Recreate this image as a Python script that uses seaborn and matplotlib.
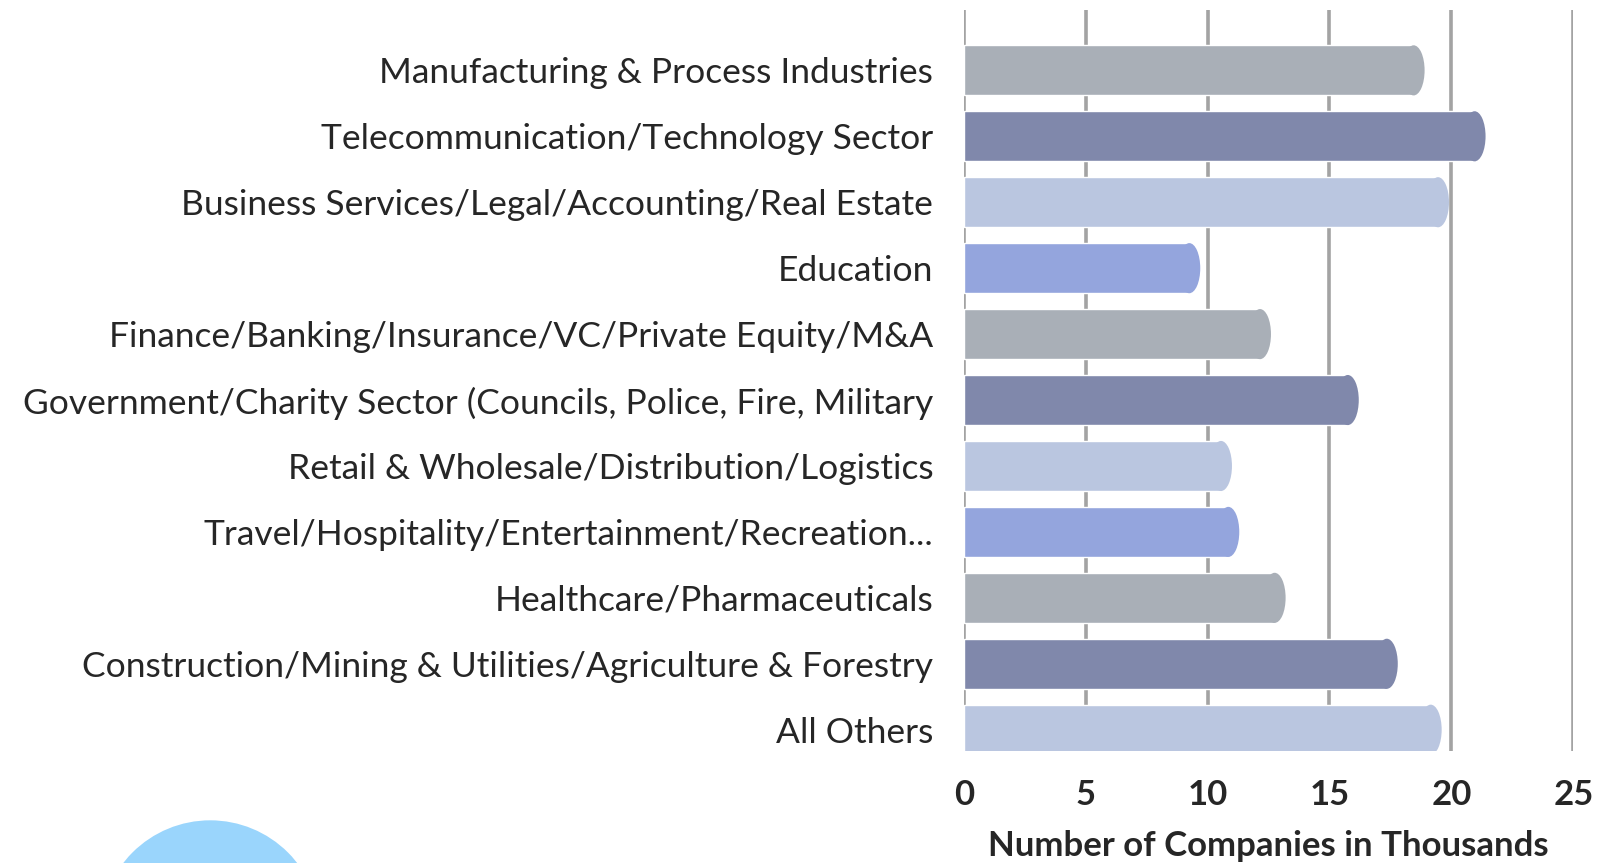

• • • • •

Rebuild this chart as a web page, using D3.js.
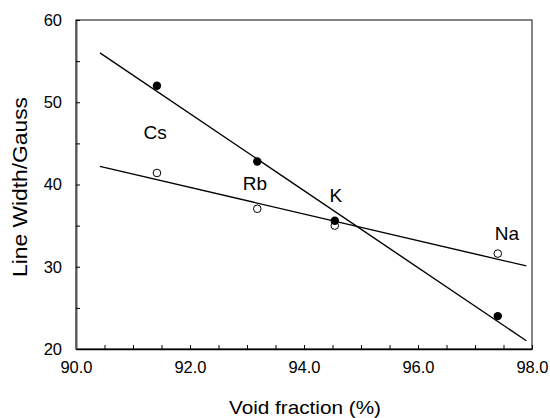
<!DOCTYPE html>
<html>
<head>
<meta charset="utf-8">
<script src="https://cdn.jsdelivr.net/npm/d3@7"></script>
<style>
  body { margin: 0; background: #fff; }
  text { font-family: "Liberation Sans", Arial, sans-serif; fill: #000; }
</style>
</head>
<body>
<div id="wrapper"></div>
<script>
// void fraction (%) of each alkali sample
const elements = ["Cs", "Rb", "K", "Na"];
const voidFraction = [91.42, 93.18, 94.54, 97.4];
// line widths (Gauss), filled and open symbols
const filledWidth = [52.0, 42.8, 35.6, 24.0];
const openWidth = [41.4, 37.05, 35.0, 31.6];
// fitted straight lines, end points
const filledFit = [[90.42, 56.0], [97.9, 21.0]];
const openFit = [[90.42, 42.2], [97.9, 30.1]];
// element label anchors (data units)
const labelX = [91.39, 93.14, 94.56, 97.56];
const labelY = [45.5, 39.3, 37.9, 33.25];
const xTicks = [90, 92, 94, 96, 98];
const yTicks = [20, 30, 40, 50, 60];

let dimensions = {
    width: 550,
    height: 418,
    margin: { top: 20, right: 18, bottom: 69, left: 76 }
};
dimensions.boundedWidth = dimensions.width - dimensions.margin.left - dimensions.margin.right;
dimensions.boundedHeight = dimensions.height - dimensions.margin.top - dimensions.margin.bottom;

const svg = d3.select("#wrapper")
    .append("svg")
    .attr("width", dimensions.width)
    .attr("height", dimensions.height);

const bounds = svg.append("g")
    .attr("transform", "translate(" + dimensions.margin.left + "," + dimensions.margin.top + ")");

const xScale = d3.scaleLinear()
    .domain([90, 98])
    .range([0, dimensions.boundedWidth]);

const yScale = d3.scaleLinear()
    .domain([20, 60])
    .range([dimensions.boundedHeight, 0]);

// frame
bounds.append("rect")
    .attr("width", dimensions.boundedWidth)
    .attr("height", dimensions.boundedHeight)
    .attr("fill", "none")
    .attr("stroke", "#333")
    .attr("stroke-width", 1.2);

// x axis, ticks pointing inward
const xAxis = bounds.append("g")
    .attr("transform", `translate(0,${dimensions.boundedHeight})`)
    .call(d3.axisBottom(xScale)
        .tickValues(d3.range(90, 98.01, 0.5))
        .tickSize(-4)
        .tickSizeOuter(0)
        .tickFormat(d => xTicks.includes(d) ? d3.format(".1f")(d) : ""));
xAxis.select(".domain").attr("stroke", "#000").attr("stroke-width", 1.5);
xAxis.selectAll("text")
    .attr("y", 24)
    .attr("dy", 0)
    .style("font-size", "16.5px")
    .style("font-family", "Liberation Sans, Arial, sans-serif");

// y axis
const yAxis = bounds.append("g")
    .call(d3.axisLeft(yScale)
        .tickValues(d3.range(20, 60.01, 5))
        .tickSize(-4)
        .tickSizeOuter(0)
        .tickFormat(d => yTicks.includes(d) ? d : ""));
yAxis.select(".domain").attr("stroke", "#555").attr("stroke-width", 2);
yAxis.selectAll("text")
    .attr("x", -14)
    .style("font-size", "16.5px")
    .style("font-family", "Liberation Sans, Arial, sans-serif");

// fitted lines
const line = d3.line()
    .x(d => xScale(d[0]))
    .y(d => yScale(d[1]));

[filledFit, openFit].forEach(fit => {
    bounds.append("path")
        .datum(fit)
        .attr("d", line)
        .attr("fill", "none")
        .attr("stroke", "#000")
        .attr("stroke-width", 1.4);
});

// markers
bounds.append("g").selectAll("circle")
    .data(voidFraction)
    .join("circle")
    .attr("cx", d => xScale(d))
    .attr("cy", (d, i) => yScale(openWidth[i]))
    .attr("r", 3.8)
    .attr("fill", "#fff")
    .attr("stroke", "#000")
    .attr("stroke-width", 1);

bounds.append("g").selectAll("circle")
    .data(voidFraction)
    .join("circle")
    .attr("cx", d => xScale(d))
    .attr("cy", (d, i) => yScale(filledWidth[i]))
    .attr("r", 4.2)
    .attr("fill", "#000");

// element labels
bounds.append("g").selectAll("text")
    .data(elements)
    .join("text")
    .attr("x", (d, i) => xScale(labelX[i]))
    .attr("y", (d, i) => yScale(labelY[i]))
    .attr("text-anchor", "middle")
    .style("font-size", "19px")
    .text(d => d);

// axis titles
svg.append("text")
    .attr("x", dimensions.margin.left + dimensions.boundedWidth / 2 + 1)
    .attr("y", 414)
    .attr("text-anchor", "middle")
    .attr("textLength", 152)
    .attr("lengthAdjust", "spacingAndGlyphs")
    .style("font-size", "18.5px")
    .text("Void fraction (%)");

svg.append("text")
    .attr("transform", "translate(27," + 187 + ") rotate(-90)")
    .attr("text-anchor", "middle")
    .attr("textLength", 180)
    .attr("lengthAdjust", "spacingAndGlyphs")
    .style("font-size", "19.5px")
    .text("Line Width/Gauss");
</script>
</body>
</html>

• • • • •

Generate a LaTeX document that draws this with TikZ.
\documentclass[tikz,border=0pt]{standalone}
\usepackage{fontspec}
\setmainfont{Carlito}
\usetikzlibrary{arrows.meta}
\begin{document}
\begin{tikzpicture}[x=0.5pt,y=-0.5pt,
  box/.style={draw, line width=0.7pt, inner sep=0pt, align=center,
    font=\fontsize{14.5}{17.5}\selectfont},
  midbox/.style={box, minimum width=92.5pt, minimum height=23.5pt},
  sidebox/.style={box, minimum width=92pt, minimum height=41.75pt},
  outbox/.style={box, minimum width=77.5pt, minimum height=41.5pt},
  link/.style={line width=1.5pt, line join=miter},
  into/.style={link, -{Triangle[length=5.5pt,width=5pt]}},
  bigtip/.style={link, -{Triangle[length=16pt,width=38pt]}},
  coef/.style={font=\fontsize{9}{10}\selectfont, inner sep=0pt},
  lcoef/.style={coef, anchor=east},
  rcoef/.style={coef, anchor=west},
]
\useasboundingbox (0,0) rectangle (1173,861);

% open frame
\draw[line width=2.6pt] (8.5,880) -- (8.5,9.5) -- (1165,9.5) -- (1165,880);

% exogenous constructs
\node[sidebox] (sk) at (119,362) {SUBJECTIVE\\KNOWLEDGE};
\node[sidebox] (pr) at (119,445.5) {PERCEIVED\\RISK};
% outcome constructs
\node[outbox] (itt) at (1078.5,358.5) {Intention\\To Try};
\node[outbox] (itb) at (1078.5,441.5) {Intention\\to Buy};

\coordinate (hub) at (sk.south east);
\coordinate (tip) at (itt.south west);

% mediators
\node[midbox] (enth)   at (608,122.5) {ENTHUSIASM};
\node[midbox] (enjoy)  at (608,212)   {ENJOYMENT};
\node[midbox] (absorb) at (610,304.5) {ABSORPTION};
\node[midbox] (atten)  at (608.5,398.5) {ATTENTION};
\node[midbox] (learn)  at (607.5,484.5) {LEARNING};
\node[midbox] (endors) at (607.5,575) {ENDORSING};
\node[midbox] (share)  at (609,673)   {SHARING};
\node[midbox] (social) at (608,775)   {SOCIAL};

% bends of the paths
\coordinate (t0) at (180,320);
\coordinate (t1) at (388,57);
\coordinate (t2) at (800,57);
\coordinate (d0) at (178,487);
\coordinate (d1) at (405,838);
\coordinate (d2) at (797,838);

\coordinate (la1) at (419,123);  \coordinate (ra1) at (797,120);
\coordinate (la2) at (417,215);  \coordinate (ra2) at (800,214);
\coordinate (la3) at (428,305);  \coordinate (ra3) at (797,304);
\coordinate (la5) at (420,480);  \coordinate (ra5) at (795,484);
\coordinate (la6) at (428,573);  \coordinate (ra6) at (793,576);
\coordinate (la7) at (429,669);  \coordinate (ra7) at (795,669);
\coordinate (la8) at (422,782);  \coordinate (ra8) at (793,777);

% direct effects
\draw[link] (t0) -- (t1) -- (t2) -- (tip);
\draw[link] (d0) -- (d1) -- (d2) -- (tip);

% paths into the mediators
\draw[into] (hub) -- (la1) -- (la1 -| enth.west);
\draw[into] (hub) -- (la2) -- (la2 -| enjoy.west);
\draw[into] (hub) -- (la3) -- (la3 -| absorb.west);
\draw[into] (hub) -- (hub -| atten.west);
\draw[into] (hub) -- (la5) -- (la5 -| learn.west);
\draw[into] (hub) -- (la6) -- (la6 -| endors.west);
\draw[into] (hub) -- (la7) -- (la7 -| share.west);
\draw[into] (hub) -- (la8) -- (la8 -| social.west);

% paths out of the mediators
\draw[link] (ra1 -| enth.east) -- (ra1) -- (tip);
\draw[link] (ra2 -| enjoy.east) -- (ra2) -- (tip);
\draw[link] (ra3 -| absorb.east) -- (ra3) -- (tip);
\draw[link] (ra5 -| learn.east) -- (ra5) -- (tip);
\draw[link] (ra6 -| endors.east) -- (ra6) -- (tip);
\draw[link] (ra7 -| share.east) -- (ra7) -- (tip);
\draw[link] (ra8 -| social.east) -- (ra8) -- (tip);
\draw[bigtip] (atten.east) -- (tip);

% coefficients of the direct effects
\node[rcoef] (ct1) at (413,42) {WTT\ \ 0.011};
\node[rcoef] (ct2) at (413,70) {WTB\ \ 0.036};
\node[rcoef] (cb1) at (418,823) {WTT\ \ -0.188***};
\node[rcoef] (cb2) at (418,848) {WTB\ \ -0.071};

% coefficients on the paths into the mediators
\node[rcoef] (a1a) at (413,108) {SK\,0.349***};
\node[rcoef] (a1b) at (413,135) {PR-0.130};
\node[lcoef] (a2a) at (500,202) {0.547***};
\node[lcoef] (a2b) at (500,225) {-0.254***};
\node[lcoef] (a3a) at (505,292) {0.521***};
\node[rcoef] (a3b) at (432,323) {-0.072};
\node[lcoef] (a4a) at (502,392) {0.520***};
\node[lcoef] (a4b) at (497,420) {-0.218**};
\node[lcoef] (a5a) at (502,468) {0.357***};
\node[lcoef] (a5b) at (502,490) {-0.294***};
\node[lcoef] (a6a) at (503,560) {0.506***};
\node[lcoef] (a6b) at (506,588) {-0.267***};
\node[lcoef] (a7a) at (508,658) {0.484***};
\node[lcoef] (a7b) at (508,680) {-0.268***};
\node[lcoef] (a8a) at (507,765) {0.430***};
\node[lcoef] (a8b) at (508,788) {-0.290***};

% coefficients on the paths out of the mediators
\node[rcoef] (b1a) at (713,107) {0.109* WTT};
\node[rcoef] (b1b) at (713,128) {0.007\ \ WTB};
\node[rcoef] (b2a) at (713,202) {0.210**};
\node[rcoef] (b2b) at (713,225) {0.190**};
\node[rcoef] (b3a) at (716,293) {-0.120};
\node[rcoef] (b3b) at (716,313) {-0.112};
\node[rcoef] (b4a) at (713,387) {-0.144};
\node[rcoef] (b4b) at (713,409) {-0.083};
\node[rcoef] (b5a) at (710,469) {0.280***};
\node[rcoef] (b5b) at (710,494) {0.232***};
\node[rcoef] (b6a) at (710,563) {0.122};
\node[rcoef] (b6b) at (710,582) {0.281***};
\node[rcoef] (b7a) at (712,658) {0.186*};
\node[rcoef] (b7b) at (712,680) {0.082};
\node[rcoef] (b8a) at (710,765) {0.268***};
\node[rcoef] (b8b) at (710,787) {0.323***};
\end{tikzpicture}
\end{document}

• • • • •

**YOUR OBJECTIVE**
Work out how many lines of the listing above include "that". Answer with the number and nothing more.

**FULL RESPONSE**
2